Current School District Lines
“What I’ve been telling people is that we’re all wedded to the principle of minimizing the number of transitions we have to make.”
— School Board member Margaret Lorber
After 17 years of static school lines, Alexandria City Public Schools is making motions to begin the process of redistricting. By the start of the 2018 school year, new school lines that incorporate two new schools and other expansion projects will cause shifts in school populations across the city.
“It’s not known which schools will be most affected,” said Ramee Gentry, School Board member and head of the Redistricting Committee. “But even with creative use of building space, we can’t fit all of the children in the current schools.”
The process is in its early stages and no definite lines for new school districts have been established. The process was originally scheduled for the start of the 2017-2018 school year, but at a School Board meeting on Sept. 29 the board agreed to push the implementation of the redistricting process back until the start of the 2018-2019 school year. Gentry said that a 2018 implementation allows more room for flexibility surrounding the West End School and Patrick Henry School construction schedules.The Patrick Henry site expected to open September 2018 for that school year. The West End School is scheduled to open in 2017, but Gentry said the redistricting committee was planning with potential delays in mind.
“This times nicely with multiple projects coming online,” said Gentry.

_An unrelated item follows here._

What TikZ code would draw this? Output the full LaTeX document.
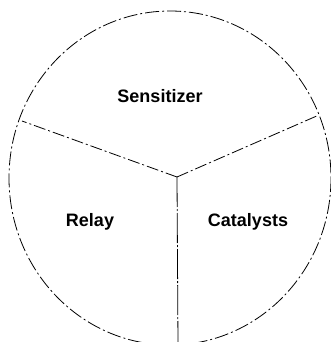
\documentclass[tikz,border=0pt]{standalone}
\usepackage{fontspec}
\setmainfont{Liberation Sans}
\usepackage{tikz}
\usetikzlibrary{calc}
\tikzset{
    rimline/.style={line width=0.8pt, dash pattern=on 14pt off 3pt on 2pt off 3pt},
    spokeline/.style={line width=0.8pt, dash pattern=on 12pt off 3pt on 2pt off 3pt},
    sector/.style={font=\fontsize{18}{21}\selectfont\bfseries, inner sep=0pt}
}

\begin{document}
\begin{tikzpicture}[x=1pt, y=-1pt]
        \useasboundingbox (0,0) rectangle (331,342);
        \clip (0,0) rectangle (331,342);
        % outer rim
        \draw[rimline] (170,178) ellipse [x radius=161, y radius=167];
        % hub and rim points
        \coordinate (hub) at (177,177);
        \coordinate (rimL) at (22,121);
        \coordinate (rimR) at (319,115);
        \coordinate (rimB) at (178,345);
        \draw[spokeline] (hub) -- (rimL);
        \draw[spokeline] (hub) -- (rimR);
        \draw[spokeline, dash pattern=on 30pt off 2pt on 2pt off 2pt] (hub) -- (rimB);
        % sector labels
        \node[sector] (sens) at (160,96) {Sensitizer};
        \node[sector] (relay) at (90,222) {Relay};
        \node[sector] (cat) at (248,222) {Catalysts};
    \end{tikzpicture}
\end{document}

But while the new lines haven’t been drawn, Gentry also noted that redistricting won’t impact just the west end.
“The population has grown everywhere,” said Gentry. “This is truly a city-wide need. There have been changes throughout the city since 1999.”
Several questions about redistricting remain. Gentry said the School Board hasn’t decided whether or not the redistricting will include any grandfathering of students, allowing them to stay in their same schools past that school’s redistricting. Gentry says once the new boundaries are determined, it would allow the School Board to make that decision based on knowledge of how many students would remain in each school.
“Every decision has an impact in the other direction,” said Gentry.
As the process goes on, some on the School Board have said the schools need to more sharply define what the priorities will be for redistricting.
“At some point, we need to make a statement about prioritizing these priorities,” said School Board member Margaret Lorber. “What I’ve been telling people is that we’re all wedded to the principle of minimizing the number of transitions we have to make.”
Lorber said there are other interests that need to be considered as well, like walkability for the schools and the surrounding neighborhoods.
“Rest assured, we’re all really united on that,” said Lorber. “At some point, we have to take a stand on some of these priorities.”
The redistricting review committee is scheduled to proceed this fall with redistricting analysis. The committee will host four public forums as the process begins. The first meeting will be held on Oct. 18 at 7 p.m. at the Francis Hammond Cafeteria. On Oct. 19 and Nov. 14, meetings will be held in the George Washington Middle School Media Center at 5:30 p.m. The final forum will be on Nov. 15 at 7 p.m. in the John Adams Cafeteria.